17 Replies to “This Week’s Klockau Lust Object: 1973 Chevrolet Caprice Estate”

  1. John C.

    I am going to join in with the FB warriors in their parents basements that 14k is too much for this example. As with so many of these, this example seems to have gone through a bruiser period with a driver displaying his irony. Sad, because with the clamshell doors and all the fixins, the cars really were honoring the mothers who took on keeping the hearth of the big, intact family, not just with van like function, but with an extra dose of style and upward mobility, here brought forward by the horse farm.

    If my memory serves, the 400 engine was a small block and so teamed with the THM 350. Nothing compared to what was coming with future austerity, but still seems a little weak for the job at hand. We think of the 454 as just an example of the excess of the period, but there were heavy duty jobs that called out for it.

    Reply
  2. dejal

    CA car with 7 buck a gallon gas. Heh. I bet the miles go up even less than before for the duration or maybe forever.

    Reply
    • stingray65

      Instead of building the homeless some $100K mini-house or $500K condo, why not just buy up some of these old house sized wagons for $13K and let the homeless do their drugs and defecate in them instead? No need for expensive gas when the gas guzzler is simply used as shelter.

      Reply
  3. LynnG

    White walls and for god sake remove that flat black paint from the front grill…….
    Tom rust on the left rear quarter could the result of the gas overflow drain being stopped up or the hose missing and gas when the tank is overfilled is running down the inside of the rear quarter. Tom you forgot one foot note, for those who do not remember these, with nine passangers seating, the spare tire is stored vertically behind the left side rear trim panel, ie there was enough space in the the rear quarter below the rear side window to store a tire vertically. In the one picture of the open tail gate you can barely see the hump in the tirm panel. 🙂

    Reply
      • LynnG

        Carmine got me there, i knew that, guess the word left must have been stuck in my head after I commented on the rust on the left quarter. Wonder if the 454 was not available in CA, GM did not certify some motors for CA in the 70’s and 80’s. That is why some CA Corvettes had a anemic 305 in the CA market back then. Because the 400 2barrel got worse gas mikage then a 454 4 barrel….

        Reply
  4. hank chinaski

    Shweeeet.
    Time for that trip to Wally World kids! This one is missing the roof rack for Aunt Edna. Is that a leash hanging off the back?

    Reply
    • Trucky McTruckface

      “You didn’t order the Metallic Pea? You think you hate it now, but wait ’til you drive it!”

      Reply
  5. CJinSD

    I had plenty of friends who were ferried around to their various activities in Buicks and Oldsmobiles from this generation of station wagons, but I can’t recall ever being near a single Chevrolet similar to this one. I knew people who bought the following generation of Impala and Caprice wagons, but nobody who bought this one. Perhaps it was because of the singularly ugly face.

    Reply
  6. stingray65

    Hard to imagine there was ever a time when you didn’t need a heavy duty 3/4 ton or 1 ton truck with 4WD and 7 liter turbo-diesel with 10 speed automatic to tow a boat or camper trailer.

    Reply
  7. Mike

    In a world where regulations didn’t make it impossible, imagine this sleek beast powered by the RWD powertrain from a modern Tahoe. 20+ mpg on the highway, and more cargo capacity.

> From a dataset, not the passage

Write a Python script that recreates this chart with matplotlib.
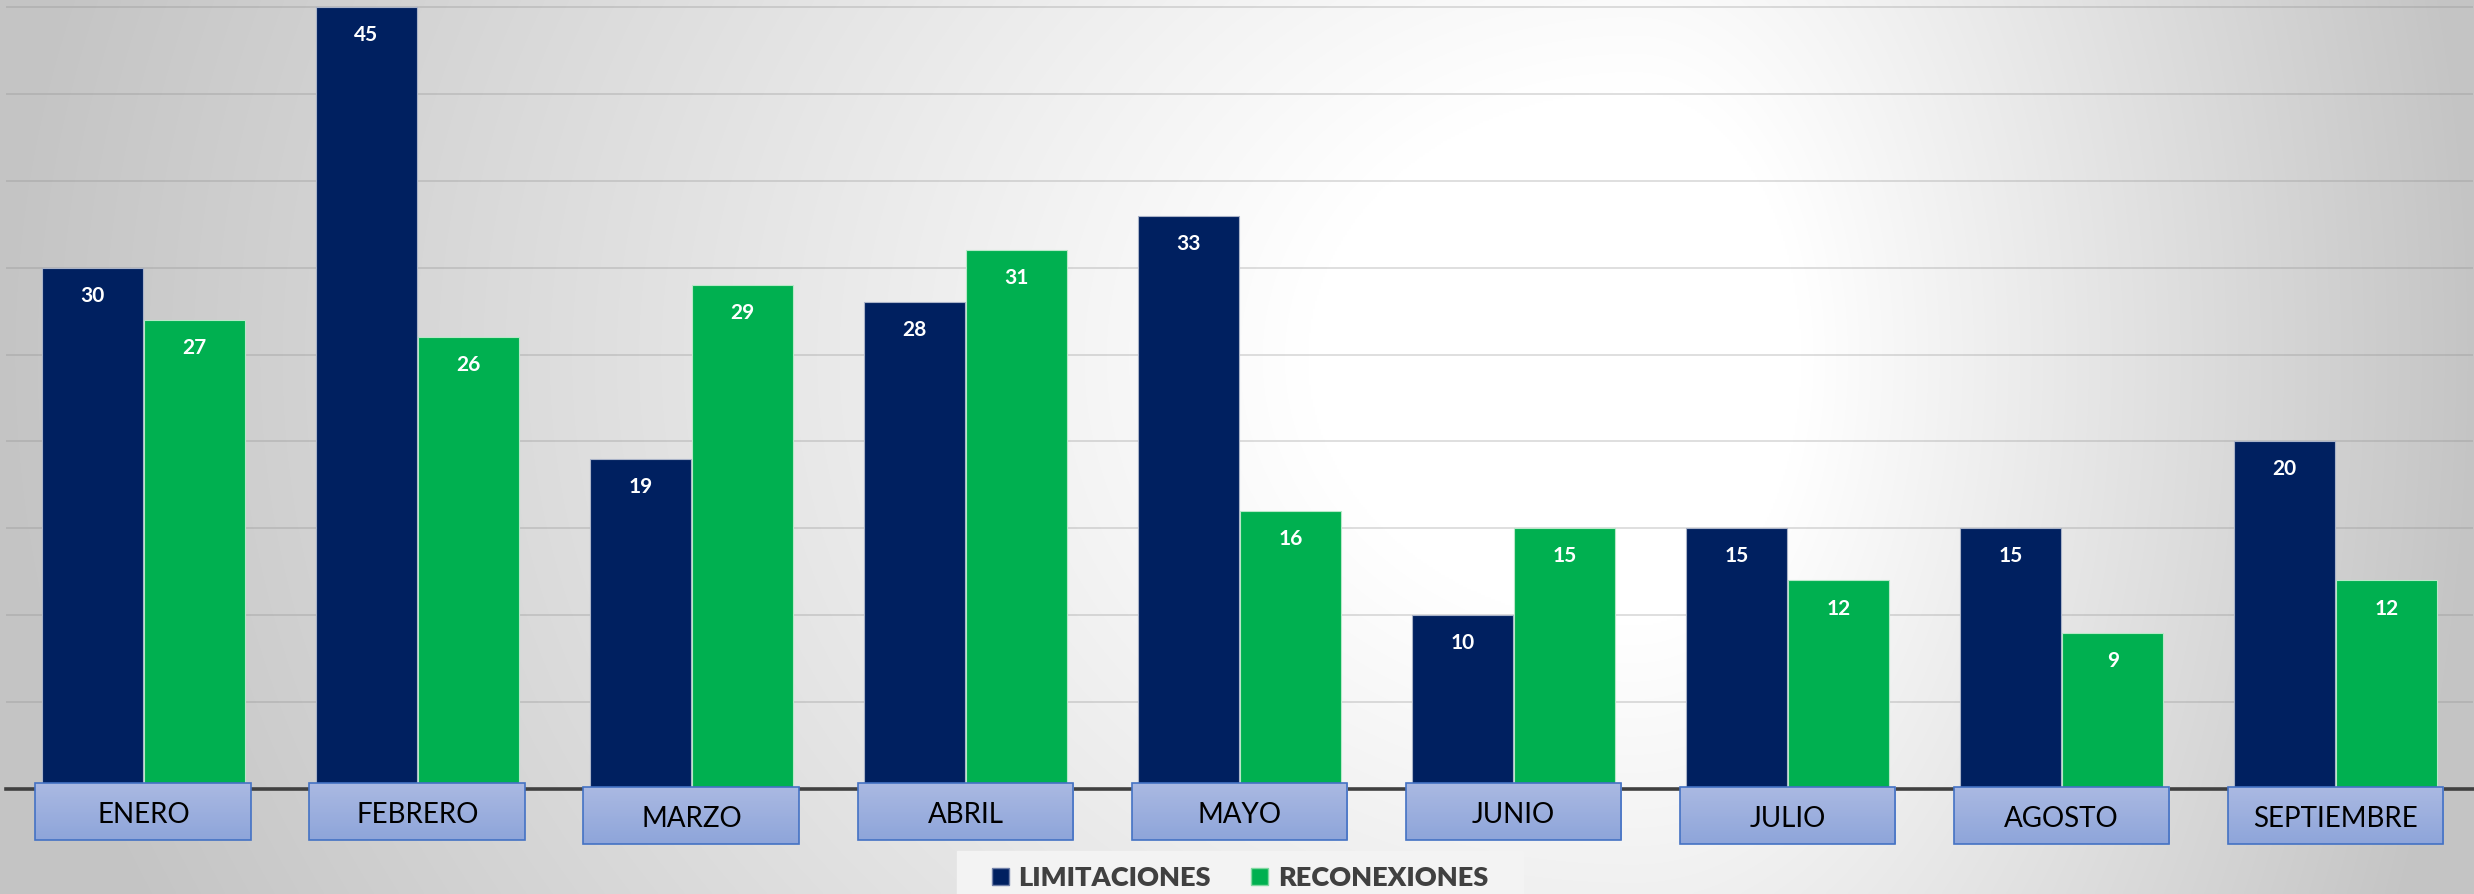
import numpy as np
import matplotlib.pyplot as plt
from matplotlib.patches import Rectangle, Patch
from matplotlib.colors import LinearSegmentedColormap

meses = ["ENERO", "FEBRERO", "MARZO", "ABRIL", "MAYO", "JUNIO", "JULIO", "AGOSTO", "SEPTIEMBRE"]
limitaciones = [30, 45, 19, 28, 33, 10, 15, 15, 20]
reconexiones = [27, 26, 29, 31, 16, 15, 12, 9, 12]

# algunas cajas de etiqueta quedan unos px mas abajo en el original
caida = [0, 0, 1, 0, 0, 0, 1, 1, 1]

azul = "#002060"
verde = "#00B050"

plt.rcParams['font.family'] = ['Lato', 'DejaVu Sans']

fig = plt.figure(figsize=(24.74, 8.94), dpi=100)

# fondo con degradado radial (blanco al centro, gris en los bordes)
bg = fig.add_axes([0, 0, 1, 1], zorder=0)
bg.set_axis_off()
H, W = 447, 1237
yy, xx = np.mgrid[0:H, 0:W]
cx, cy = 0.66 * W, 0.4 * H
sx = np.where(xx < cx, cx, W - cx)
d = np.sqrt(((xx - cx) / sx) ** 2 + ((yy - cy) / (1.5 * H)) ** 2)
g = 1 - 0.23 * np.clip((d - 0.2) / 0.8, 0, 1)
bg.imshow(np.dstack([g, g, g]), extent=[0, 1, 0, 1], aspect='auto', interpolation='bilinear')
bg.set_xlim(0, 1)
bg.set_ylim(0, 1)
bg.add_patch(Rectangle((957 / 2474, 0), 566 / 2474, 43 / 894, color='#f3f3f3', zorder=2))

ax = fig.add_axes([0.0026, 0.1174, 0.9968, 0.8777], zorder=1)
ax.patch.set_alpha(0)

x = np.arange(len(meses))
w = 0.37
b1 = ax.bar(x - 0.187, limitaciones, w, color=azul, edgecolor='#aab3c8', linewidth=0.8, zorder=3)
b2 = ax.bar(x + 0.187, reconexiones, w, color=verde, edgecolor='#b8e8c8', linewidth=0.8, zorder=3)

ax.set_yticks(np.arange(5, 50, 5))
ax.yaxis.grid(True, color='#888888', alpha=0.35, linewidth=1.1)
ax.set_axisbelow(True)
ax.tick_params(left=False, bottom=False, labelleft=False, labelbottom=False)
for s in ax.spines.values():
    s.set_visible(False)
ax.axhline(0, color='#404040', linewidth=2.6, zorder=2, clip_on=False)

for barras in (b1, b2):
    for r in barras:
        ax.annotate(f"{r.get_height():.0f}", (r.get_x() + r.get_width() / 2, r.get_height()),
                    xytext=(0, -24.5), textcoords='offset points', ha='center', va='baseline',
                    color='white', fontsize=15, fontweight='bold', zorder=5)

# cajas de las categorias con degradado azul
px = 1 / 17.4
grad = np.linspace(0, 1, 64).reshape(-1, 1)
cmap = LinearSegmentedColormap.from_list('caja', ['#8EA5DA', '#AAB9E2'])
for i, mes in enumerate(meses):
    top = (6 - 4 * caida[i]) * px
    bot = top - 57 * px
    x0, x1 = i - 0.394, i + 0.394
    ax.imshow(grad, extent=[x0, x1, bot, top], origin='lower', cmap=cmap,
              aspect='auto', clip_on=False, zorder=4)
    ax.add_patch(Rectangle((x0, bot), x1 - x0, top - bot, fill=False, edgecolor='#4472C4',
                           linewidth=1.2, clip_on=False, zorder=4.5))
    ax.text(i, top - 40 * px, mes, ha='center', va='baseline', fontsize=20,
            color='black', zorder=5, clip_on=False)

ax.set_xlim(-0.5, len(meses) - 0.5)
ax.set_ylim(0, 45.15)

handles = [Patch(facecolor=azul, edgecolor='#7080a8', linewidth=1),
           Patch(facecolor=verde, edgecolor='#80d8a0', linewidth=1)]
fig.legend(handles, ["LIMITACIONES", "RECONEXIONES"], loc='center',
           bbox_to_anchor=(1240 / 2474, (894 - 878) / 894), bbox_transform=fig.transFigure,
           ncol=2, frameon=False, prop={'weight': 'heavy', 'size': 19.5},
           labelcolor='#404040', handlelength=0.62, handleheight=0.62,
           handletextpad=0.35, columnspacing=1.5, borderpad=0)

fig.savefig('out.png', dpi=100)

    Hell, I bet the GM 3.6 V6 coupled with one of the new 8, 9, or 10 speed would do a decent job of motivating this thing properly.

    Reply
  8. hank chinaski

    You just described the Dodge Magnum. It went over like all wagons do here. Sad face. The Hemi was pretty bitchin, too. Cue a ‘What If’ Hellcat Magnum article.

    Reply
    • Carmine

      The Magnum was an awkward looking hatchback-sedan, or a sedan with windows in the trunk….true it had a rear cargo compartment but it was as much as an equivalent to a full size wagon as a CTS wagon was.

      As much as people one the internet pine for a wagon, waiting list for $70,000 Suburbans shows what people really want….

      Reply
  9. Trucky McTruckface

    That’s got to be the ugliest faux wood paneling ever applied to a wagon. The ’73-’74 Malibu and Vega wagons used the same pattern. I think Chevrolet in general always had the least appealing woody option of any brand.

    Aside from the power windows and locks, this looks even more austere and Impala-like than the ’78 sedan that was featured awhile back. At least this has a color-keyed steering wheel, unlike the Impala, so there’s that. And it just looks so wrong without the luggage rack and whitewalls.

    I can’t get too excited about the clamshell wagons, they’re just too bulbous and awkward looking to my eye. The retracting tailgate is a neat trick but seems like more trouble than it’s worth – good luck getting it to work right again if the mechanism craps out or if you get rear-ended. Ford invented the two/three-way tailgate, so I suspect “not invented here” is the main reason GM felt obligated to reinvent the wheel.